Given the combined pressures of health care reform, an unsettled economy, and an unhealthy and financially unstable workforce, HR pros are scrambling to keep people informed about ways to maintain health and happiness.
But, according to the 2012 Inside Benefits Communication survey from Benz Communications, organizations are doing more talking about communication than actually communicating.
Check out these results from the Benz research:
- Seventy-eight percent of employers cite getting employees engaged year-round among their biggest challenges, yet less than a third (28.9%) are communicating with employees year-round.
- Despite more than half of respondents (55.6%) reporting that the effectiveness of their benefits communication efforts has improved during the last three years, nearly half (45.4%) aren’t satisfied with their current communications strategy and an additional 28% are ambivalent.

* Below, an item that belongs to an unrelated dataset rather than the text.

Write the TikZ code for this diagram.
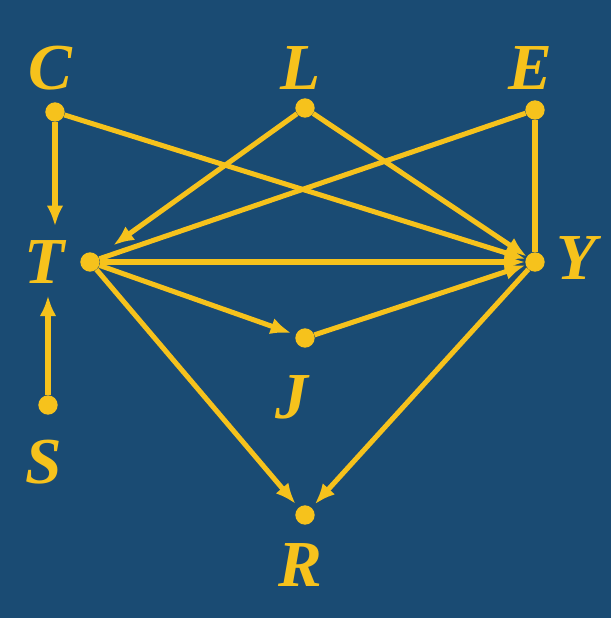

- Employers’ top goals include executing a successful annual enrollment (60%), increasing workers’ use of preventive care (48%) and increasing employees’ 401(k) savings. Fewer than a quarter (24%) report meeting these goals last year; 18.8% aren’t sure.

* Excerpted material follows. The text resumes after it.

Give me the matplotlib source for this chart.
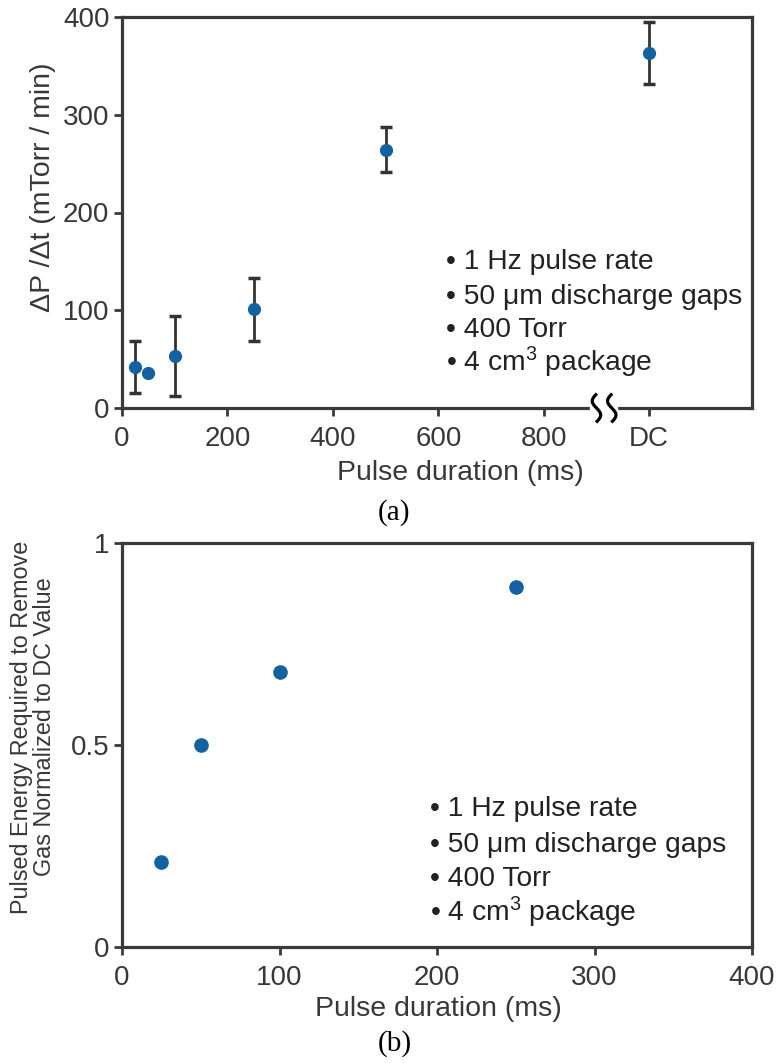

- Fewer than a quarter (24.2%) are connecting their benefits strategy to their company’s bigger business strategy; less than half (46.9%) try.
- More than half (54.6%) do not document their benefits communication strategy. And 41% state they aren’t sure if their communication efforts are helping them meet their goals.
- More than two-thirds (68.3%) report budgets of less than $25,000 for benefits communication; 10.1% report budgets between $25,000 and $75,000.
The majority of these budgets aren’t being spent strategically. For example, two-thirds (66%) report print and postage costs (one-time non-renewable expenses) as consuming most of their budget.